Task to complete | Copy out the lines that have "chart" in them.

Collected data |
[start]

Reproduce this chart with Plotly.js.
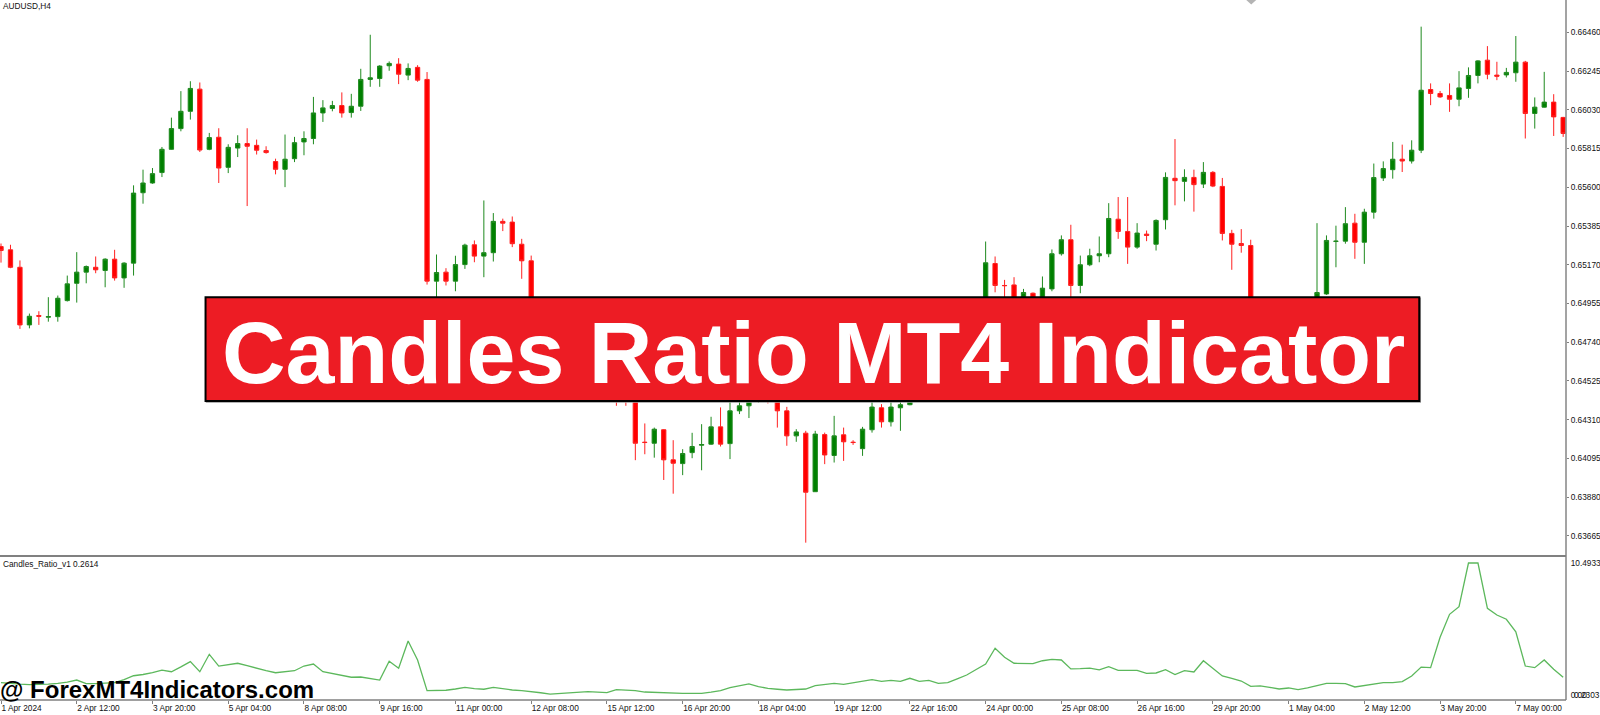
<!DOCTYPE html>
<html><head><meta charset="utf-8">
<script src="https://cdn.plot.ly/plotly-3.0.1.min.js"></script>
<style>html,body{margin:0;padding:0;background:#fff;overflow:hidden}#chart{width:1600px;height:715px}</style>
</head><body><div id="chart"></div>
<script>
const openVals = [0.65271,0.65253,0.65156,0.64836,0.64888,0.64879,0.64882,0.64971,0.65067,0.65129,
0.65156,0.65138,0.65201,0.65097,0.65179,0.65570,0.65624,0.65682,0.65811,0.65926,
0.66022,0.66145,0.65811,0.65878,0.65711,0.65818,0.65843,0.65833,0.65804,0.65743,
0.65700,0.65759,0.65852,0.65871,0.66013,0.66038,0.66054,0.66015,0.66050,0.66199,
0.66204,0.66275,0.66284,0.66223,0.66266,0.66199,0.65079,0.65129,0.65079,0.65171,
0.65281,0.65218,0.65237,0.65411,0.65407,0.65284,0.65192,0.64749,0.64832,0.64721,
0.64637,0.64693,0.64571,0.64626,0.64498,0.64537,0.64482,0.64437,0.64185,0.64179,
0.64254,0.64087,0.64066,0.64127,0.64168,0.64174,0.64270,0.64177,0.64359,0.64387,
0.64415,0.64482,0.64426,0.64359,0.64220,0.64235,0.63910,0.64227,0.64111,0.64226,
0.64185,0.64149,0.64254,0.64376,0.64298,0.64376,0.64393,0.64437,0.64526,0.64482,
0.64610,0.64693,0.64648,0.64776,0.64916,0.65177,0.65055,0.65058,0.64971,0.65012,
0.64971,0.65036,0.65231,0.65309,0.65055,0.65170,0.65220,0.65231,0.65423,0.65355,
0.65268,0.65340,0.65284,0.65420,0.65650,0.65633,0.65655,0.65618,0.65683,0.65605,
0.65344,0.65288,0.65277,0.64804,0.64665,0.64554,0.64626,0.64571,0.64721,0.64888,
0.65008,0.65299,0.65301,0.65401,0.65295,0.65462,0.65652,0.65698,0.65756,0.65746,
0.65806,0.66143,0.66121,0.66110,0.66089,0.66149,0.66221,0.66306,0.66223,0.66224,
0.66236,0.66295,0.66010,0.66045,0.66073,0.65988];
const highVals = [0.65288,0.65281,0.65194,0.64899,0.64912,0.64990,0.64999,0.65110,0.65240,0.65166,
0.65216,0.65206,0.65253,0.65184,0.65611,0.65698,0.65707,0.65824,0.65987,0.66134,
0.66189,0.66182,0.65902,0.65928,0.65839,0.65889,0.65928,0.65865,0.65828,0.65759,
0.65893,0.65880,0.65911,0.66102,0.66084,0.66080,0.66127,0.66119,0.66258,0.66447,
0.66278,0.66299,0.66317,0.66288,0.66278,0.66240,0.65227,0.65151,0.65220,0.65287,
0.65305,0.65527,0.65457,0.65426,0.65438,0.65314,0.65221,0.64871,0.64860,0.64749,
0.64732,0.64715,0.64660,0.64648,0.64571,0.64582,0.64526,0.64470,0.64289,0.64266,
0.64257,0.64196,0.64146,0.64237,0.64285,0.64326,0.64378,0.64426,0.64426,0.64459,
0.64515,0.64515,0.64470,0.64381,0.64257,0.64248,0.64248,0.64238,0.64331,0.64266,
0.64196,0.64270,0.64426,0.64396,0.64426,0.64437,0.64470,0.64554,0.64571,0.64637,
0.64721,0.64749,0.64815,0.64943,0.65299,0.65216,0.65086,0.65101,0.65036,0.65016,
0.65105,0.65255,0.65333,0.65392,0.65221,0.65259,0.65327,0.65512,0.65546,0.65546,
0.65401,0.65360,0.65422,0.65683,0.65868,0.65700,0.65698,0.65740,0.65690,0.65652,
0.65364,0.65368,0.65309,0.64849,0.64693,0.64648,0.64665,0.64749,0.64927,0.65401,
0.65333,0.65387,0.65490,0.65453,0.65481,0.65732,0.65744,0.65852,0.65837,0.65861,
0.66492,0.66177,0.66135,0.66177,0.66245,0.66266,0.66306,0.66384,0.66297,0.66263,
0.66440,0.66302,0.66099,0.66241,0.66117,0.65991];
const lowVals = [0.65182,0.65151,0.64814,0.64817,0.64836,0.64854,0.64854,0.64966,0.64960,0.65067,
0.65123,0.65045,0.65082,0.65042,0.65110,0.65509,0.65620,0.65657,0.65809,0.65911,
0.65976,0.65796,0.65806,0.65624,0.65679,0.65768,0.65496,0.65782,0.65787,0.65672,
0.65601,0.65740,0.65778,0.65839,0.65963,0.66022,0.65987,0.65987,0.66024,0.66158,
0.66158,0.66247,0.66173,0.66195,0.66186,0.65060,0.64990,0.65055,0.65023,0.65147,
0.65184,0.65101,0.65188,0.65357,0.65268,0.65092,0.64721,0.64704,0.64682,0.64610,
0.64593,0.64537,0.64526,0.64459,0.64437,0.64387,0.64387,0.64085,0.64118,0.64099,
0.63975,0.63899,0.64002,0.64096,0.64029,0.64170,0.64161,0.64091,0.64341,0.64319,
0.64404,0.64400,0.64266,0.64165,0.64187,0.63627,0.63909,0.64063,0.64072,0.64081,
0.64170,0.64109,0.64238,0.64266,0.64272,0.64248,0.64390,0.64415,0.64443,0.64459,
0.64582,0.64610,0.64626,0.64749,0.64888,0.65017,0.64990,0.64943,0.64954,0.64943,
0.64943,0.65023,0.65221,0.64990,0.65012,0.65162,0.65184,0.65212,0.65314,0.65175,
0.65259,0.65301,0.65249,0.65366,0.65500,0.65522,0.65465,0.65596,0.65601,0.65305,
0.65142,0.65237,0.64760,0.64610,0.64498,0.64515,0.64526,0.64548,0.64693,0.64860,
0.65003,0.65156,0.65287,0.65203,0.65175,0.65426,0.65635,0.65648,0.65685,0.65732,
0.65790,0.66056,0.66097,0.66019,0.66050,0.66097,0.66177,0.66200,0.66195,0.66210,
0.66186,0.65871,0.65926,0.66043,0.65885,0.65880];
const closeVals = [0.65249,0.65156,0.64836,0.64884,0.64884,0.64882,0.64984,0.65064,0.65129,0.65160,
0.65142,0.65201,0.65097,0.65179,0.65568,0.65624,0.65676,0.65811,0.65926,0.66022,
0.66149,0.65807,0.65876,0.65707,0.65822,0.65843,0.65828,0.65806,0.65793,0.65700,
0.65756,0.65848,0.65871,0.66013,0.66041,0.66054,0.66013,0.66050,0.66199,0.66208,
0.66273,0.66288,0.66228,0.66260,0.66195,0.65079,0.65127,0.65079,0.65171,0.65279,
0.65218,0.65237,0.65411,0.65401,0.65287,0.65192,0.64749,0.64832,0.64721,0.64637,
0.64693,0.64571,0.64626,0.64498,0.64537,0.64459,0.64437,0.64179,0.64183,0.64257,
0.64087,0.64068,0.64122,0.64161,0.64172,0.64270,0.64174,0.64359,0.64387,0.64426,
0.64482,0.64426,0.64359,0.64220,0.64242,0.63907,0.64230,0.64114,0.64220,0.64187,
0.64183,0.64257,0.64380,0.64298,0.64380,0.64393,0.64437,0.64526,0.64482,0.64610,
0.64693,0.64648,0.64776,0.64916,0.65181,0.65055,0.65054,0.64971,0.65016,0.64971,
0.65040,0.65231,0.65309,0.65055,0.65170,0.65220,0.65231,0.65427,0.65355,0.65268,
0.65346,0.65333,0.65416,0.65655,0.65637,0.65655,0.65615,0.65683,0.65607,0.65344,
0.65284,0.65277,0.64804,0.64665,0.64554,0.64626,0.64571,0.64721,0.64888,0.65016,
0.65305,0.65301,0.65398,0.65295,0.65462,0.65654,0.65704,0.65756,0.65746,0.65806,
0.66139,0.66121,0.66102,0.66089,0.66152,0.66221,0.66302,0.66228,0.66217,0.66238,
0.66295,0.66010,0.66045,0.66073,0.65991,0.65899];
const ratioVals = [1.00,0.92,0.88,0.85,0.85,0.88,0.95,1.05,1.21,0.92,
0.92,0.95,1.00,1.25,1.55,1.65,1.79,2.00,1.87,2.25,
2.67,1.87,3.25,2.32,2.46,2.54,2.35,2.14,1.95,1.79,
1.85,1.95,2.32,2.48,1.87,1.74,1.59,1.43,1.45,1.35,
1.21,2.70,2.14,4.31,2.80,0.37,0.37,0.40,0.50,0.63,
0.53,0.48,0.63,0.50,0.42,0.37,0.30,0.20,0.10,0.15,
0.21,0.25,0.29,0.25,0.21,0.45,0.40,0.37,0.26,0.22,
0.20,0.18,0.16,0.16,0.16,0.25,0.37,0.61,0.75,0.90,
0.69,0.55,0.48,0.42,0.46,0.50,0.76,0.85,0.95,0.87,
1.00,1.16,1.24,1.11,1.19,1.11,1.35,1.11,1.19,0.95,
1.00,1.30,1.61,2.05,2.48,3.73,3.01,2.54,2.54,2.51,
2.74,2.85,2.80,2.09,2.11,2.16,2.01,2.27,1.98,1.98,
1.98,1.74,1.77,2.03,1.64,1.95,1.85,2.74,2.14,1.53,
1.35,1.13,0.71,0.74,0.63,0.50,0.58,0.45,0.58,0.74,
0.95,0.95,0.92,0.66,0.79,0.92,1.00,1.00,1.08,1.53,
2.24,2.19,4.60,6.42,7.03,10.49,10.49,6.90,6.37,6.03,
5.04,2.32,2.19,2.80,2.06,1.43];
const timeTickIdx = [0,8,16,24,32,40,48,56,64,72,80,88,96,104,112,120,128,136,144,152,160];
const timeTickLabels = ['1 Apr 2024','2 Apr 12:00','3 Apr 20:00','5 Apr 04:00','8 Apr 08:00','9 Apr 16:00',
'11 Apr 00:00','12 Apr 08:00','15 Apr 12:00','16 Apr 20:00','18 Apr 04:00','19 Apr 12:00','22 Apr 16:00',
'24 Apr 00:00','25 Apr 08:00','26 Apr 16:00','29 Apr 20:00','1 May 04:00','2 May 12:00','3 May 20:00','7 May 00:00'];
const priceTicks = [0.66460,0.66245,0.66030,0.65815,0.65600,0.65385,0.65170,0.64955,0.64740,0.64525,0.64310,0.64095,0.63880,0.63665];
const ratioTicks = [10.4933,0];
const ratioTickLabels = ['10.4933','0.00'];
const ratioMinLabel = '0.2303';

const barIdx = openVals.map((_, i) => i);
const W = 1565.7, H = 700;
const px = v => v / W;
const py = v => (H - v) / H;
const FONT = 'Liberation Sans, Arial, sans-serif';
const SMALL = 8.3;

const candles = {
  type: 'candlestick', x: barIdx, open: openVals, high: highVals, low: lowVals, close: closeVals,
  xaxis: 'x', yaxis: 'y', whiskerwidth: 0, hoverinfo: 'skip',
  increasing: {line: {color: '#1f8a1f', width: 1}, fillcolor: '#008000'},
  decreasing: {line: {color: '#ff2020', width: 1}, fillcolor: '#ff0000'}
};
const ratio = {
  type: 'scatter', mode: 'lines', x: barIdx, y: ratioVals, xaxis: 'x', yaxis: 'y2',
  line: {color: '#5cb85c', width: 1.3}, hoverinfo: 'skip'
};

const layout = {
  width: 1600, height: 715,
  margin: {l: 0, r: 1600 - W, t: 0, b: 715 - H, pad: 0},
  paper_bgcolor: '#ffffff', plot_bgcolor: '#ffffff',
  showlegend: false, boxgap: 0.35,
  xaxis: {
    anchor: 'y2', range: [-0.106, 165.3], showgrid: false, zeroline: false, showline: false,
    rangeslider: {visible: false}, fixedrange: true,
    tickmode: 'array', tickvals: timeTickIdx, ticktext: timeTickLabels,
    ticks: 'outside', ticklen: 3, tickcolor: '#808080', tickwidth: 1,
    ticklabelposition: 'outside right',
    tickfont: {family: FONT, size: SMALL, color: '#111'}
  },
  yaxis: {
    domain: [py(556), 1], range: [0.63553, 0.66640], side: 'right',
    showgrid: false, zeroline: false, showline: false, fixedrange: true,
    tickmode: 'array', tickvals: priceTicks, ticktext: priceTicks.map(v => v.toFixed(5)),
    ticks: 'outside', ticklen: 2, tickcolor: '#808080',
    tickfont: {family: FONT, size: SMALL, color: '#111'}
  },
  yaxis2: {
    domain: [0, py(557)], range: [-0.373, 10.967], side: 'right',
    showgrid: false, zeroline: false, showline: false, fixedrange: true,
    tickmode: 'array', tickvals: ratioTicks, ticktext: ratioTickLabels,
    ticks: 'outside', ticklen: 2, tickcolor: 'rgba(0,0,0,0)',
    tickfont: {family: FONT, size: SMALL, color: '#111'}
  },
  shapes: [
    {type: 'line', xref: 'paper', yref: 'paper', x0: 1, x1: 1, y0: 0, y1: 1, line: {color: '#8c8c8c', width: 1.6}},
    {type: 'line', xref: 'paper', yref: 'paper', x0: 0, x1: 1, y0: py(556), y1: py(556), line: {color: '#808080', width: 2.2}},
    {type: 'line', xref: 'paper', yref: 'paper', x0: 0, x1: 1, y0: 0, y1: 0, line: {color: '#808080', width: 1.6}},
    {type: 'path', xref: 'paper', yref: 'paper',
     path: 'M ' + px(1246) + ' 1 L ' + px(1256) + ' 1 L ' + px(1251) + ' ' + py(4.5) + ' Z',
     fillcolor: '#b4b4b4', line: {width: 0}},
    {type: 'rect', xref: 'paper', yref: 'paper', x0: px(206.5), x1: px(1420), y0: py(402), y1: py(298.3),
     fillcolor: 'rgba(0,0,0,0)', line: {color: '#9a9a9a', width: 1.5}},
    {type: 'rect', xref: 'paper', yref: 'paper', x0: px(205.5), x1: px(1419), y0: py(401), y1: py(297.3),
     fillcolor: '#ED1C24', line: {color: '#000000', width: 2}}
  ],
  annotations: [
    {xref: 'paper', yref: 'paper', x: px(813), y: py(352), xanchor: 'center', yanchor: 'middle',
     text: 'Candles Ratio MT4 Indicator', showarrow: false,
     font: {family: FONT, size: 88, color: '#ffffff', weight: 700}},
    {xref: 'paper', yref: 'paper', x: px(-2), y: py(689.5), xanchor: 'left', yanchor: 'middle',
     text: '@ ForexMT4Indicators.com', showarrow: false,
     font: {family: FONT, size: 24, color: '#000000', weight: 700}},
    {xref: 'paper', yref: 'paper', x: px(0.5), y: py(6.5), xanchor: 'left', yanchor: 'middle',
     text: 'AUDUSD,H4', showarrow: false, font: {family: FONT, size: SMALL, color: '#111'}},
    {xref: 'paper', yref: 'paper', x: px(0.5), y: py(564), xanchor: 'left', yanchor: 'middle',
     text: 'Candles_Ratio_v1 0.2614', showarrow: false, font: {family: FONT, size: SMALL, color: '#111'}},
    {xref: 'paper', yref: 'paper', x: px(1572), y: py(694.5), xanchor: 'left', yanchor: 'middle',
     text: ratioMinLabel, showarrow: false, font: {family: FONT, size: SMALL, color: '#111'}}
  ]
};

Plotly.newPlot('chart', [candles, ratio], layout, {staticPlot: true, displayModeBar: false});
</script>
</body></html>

[end]

Output below |
Reproduce this chart with Plotly.js.
<style>html,body{margin:0;padding:0;background:#fff;overflow:hidden}#chart{width:1600px;height:715px}</style>
</head><body><div id="chart"></div>
Plotly.newPlot('chart', [candles, ratio], layout, {staticPlot: true, displayModeBar: false});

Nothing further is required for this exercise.